Another important aspect to this issue that must be understood is that the movement that came to be known as teetotalism that eventually climaxed in the Prohibition era in the United States has its origins only about 150 years ago. It was not until about the middle of the nineteenth century when the idea arose that the practice of distilling and consuming alcoholic beverages is sinful. It is my view that this idea came from a confusion of God's purposes and a misunderstanding of the liberty given us. There are few things in this life that we may call invariably sinful. Certainly, no material thing of this universe is so by its very nature. It is not things themselves that are sinful but the uses to which they are put. Teetotalism errs by assigning the sinfulness of an abuse of an object to the object itself. Should we conclude that sex is sinful even in marriage because there are abuses thereof?
I leave it to others to defend the doctrine of teetotalism with the Bible. Nowhere can such a doctrine be found, and its construction involves such a distortion and extension of the meaning of certain passages that it hardly seems necessary to refute it. It is important for all to understand that it would have been a sin for Jesus to have abstained from fermented beverages. The wine that a Jew was obliged to drink for certain rituals was not Kool Aid and neither was the product of that first miracle that Jesus performed at Cana. These were all stout, intoxicating liquors that when used within proper limits provided important benefits to those who drank them, and the fact that they could be abused and used as tools for sin does not desecrate their role in sacred Jewish ritual.
Now some may wish to object here that there is a clear demarcation between those who "indulge" in intoxicating liquors and those who do not. Those who drink are seen as more worldly than those who do not. I propose, however, that this distinction is artificial and the product of teetotalism in the Church and not the result in any natural separation. When Evangelicals adopted teetotalism, they created an artificial morality by which they would necessarily stand apart. When one now observes the sanctity of Evangelicals alongside the worldliness of the average drinking person, what he is observing is the boundary that we are taught must exist between believers and unbelievers with the boundary between drinkers and non-drinkers artificially superimposed upon it. In other words, the line between saint and sinner has been falsely drawn along the line between drinker and non. Certain Christian sects do similar things with much more clearly absurd objects. There is that one sect, for example, that holds the wearing of any jewelry to be a sin. They have drawn the line between sinner and saint on a boundary of who does and does not wear jewelry. All of this seems to be getting dangerously close to works religion, which is exactly what Christianity denies itself to be.

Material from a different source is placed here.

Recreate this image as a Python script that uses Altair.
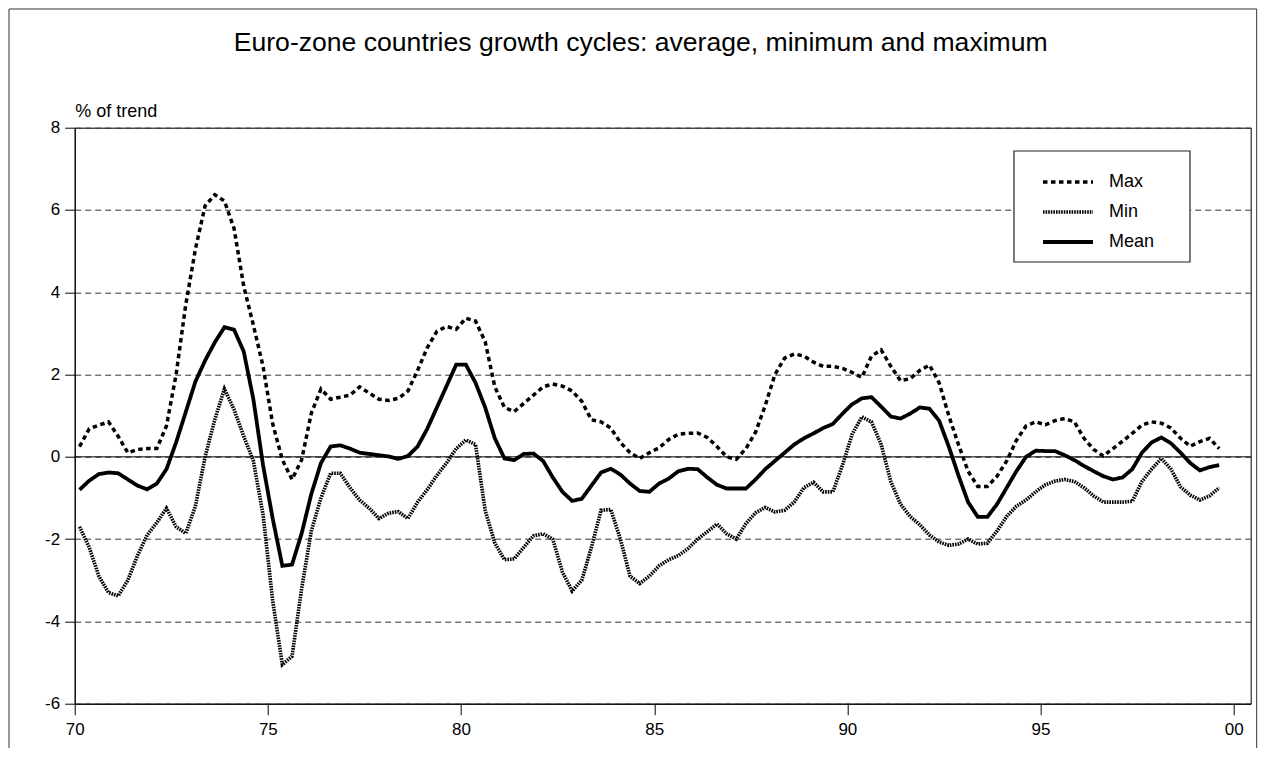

This sort of artificial morality has very destructive consequences. It can become a barrier to Faith. If a drinking man who is not an alcoholic believes that he must—or will inevitably—become a teetotaler upon becoming a believer, he will very likely have an extra layer of reluctance to penetrate before so doing. If that truly is Christianity, then it is just his dumb luck, but if it is not, then the Church has erected an artificial barrier to Faith for him. One might now argue that the man is accepted just as he is, but the man does not understand this. Even if he is explicitly told, "Just as you are," he is going to count the cost of what he is proposing to do. He is not going to understand all of the subtle nuances of doctrine by which he might be influenced. He will rather view the question in gross terms, "I am now this. Do I really wish to become that?" Do you think there has never been anyone throughout all time who has turned back because of some artificial morality that was set before him. Over the course of the first few centuries of the Church, the Lord brought about certain changes that removed the burden of becoming Jewish on those who would become Christian. As a result, Christianity can be transplanted into any culture and people without forcing every heathen to become a Jew. The problem is that Christians sometimes put up artificial replacements, such as teetotalism, that have a similar effect.
Nevertheless, ought not we avoid alcohol anyway to keep our minds clear? No. One can use alcohol responsibly and still keep one's wits. We must avoid at all costs, however, the creation of an artificial moral code, so we ought to say that there is no sin in the moderate and reasonable use of alcohol. Demonstrative of that stance, we should actually return alcohol to our churches and our communion tables. We should teach the world how to use alcohol in a Godly way and form.
As I watch The Thirsty Traveler, I am amazed at the wide variety of ways that man has learned to sanitize filthy water making it palatable to drink in the process. This is truly a gift from God that has served its purpose well. In an age of chlorinated drinking water—at least in the West—there is still no reason to decry alcohol or its reasonable uses and very good reason to openly embrace it.